> Request:
Repeat exactly the lines running from the first line of the data to the line containing "(868,858) -- (868,1068);", both ends included, and nothing else; drop the pictures.

*** Source excerpt

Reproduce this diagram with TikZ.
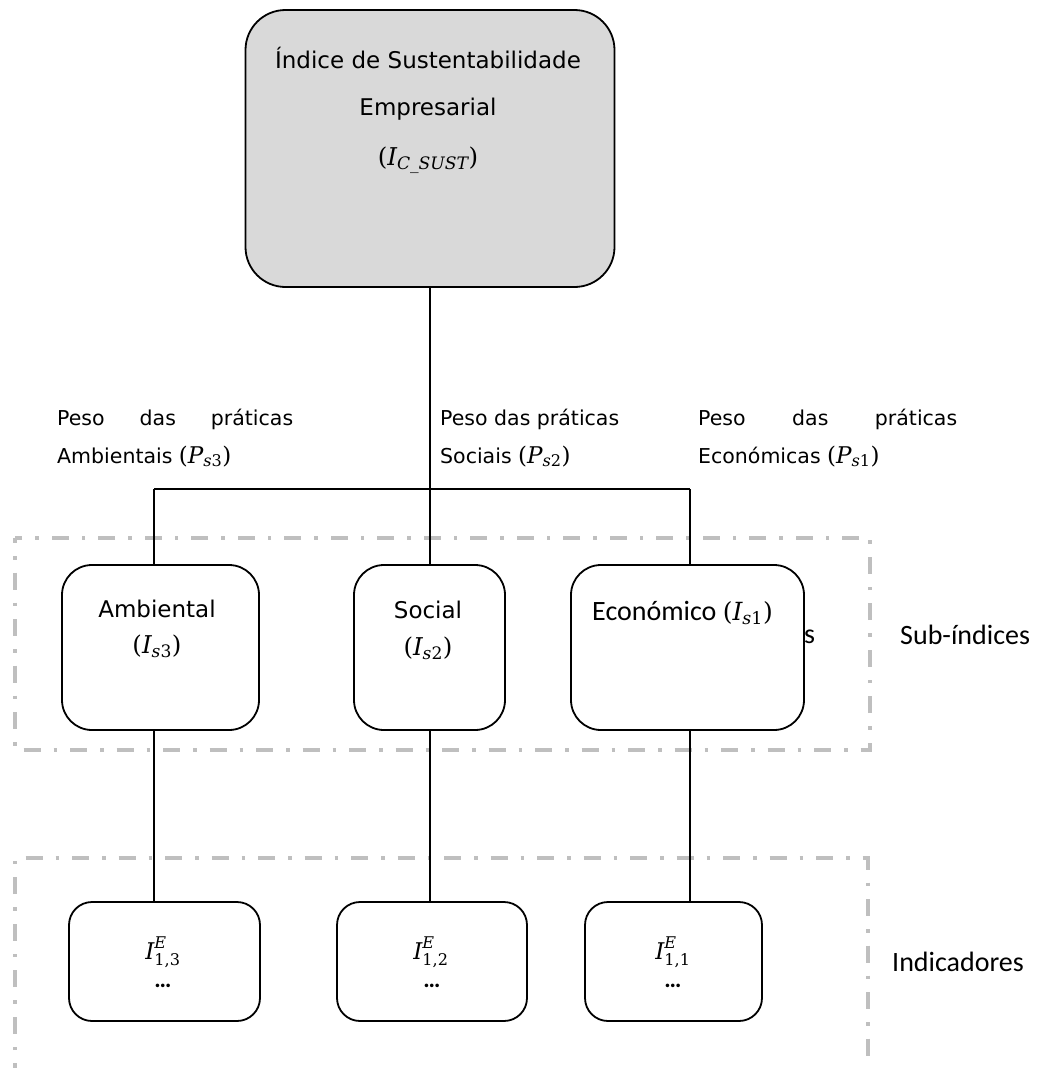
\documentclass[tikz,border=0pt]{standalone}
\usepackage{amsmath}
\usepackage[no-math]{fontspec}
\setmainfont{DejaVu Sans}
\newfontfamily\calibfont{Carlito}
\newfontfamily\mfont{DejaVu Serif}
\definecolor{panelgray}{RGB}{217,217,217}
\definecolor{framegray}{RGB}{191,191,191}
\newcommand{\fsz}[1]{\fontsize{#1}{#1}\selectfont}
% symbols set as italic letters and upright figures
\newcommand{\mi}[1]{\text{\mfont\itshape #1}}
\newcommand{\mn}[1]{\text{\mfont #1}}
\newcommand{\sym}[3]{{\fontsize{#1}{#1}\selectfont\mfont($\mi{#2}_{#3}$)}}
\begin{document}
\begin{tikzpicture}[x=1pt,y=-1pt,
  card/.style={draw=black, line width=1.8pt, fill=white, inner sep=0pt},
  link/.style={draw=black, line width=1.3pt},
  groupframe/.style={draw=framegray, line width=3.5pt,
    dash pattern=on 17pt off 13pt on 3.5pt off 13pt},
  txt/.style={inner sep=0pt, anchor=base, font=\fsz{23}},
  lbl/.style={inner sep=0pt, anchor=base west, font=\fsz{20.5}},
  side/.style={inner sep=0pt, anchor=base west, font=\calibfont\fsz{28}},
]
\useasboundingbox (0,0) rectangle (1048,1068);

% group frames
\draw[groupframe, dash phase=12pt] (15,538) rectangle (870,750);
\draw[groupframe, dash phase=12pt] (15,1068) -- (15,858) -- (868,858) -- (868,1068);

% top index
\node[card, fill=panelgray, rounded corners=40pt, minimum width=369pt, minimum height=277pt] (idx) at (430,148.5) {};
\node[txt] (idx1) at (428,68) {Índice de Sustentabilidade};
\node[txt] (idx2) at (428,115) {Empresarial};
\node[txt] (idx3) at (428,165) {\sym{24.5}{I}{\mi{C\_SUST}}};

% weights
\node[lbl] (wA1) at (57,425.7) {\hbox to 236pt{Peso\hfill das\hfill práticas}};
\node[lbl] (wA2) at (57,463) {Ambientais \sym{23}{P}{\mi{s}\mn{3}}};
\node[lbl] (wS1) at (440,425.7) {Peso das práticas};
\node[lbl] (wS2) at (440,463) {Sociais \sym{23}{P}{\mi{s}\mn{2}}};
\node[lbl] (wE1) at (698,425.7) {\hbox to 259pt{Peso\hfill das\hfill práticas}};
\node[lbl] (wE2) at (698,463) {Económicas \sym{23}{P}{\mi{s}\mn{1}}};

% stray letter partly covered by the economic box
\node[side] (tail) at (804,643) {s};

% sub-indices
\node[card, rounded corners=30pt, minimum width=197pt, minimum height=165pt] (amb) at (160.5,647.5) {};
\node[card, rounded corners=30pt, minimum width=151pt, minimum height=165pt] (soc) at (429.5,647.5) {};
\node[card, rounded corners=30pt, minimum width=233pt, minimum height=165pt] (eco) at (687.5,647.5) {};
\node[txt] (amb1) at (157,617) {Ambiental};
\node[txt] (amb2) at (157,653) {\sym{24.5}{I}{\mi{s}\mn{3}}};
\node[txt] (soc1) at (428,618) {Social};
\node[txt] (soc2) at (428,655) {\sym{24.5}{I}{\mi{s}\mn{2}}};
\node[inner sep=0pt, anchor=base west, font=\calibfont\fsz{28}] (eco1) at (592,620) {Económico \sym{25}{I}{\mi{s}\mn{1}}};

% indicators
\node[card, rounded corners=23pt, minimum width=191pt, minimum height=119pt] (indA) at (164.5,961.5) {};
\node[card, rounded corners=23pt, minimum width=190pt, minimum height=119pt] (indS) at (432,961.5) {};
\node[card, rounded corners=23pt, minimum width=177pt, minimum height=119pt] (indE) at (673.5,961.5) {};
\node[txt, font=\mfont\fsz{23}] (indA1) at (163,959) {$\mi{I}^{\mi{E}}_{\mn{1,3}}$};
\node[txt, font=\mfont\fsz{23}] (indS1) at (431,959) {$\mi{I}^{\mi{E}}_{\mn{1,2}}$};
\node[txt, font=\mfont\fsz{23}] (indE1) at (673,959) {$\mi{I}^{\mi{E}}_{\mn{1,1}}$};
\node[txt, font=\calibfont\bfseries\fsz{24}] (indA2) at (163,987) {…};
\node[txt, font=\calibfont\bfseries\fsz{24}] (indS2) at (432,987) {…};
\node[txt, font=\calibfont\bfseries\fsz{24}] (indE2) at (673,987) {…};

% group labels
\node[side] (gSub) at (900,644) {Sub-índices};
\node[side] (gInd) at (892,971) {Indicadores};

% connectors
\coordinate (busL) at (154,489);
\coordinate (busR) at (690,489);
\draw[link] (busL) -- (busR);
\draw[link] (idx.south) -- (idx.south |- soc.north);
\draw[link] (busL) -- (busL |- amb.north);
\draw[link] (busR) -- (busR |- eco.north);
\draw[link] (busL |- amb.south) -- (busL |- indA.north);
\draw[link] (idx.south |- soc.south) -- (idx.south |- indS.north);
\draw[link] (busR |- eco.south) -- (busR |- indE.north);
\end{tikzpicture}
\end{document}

******

> Completed exercise:
Reproduce this diagram with TikZ.
\documentclass[tikz,border=0pt]{standalone}
\usepackage{amsmath}
\usepackage[no-math]{fontspec}
\setmainfont{DejaVu Sans}
\newfontfamily\calibfont{Carlito}
\newfontfamily\mfont{DejaVu Serif}
\definecolor{panelgray}{RGB}{217,217,217}
\definecolor{framegray}{RGB}{191,191,191}
\newcommand{\fsz}[1]{\fontsize{#1}{#1}\selectfont}
% symbols set as italic letters and upright figures
\newcommand{\mi}[1]{\text{\mfont\itshape #1}}
\newcommand{\mn}[1]{\text{\mfont #1}}
\newcommand{\sym}[3]{{\fontsize{#1}{#1}\selectfont\mfont($\mi{#2}_{#3}$)}}
\begin{document}
\begin{tikzpicture}[x=1pt,y=-1pt,
  card/.style={draw=black, line width=1.8pt, fill=white, inner sep=0pt},
  link/.style={draw=black, line width=1.3pt},
  groupframe/.style={draw=framegray, line width=3.5pt,
    dash pattern=on 17pt off 13pt on 3.5pt off 13pt},
  txt/.style={inner sep=0pt, anchor=base, font=\fsz{23}},
  lbl/.style={inner sep=0pt, anchor=base west, font=\fsz{20.5}},
  side/.style={inner sep=0pt, anchor=base west, font=\calibfont\fsz{28}},
]
\useasboundingbox (0,0) rectangle (1048,1068);

% group frames
\draw[groupframe, dash phase=12pt] (15,538) rectangle (870,750);
\draw[groupframe, dash phase=12pt] (15,1068) -- (15,858) -- (868,858) -- (868,1068);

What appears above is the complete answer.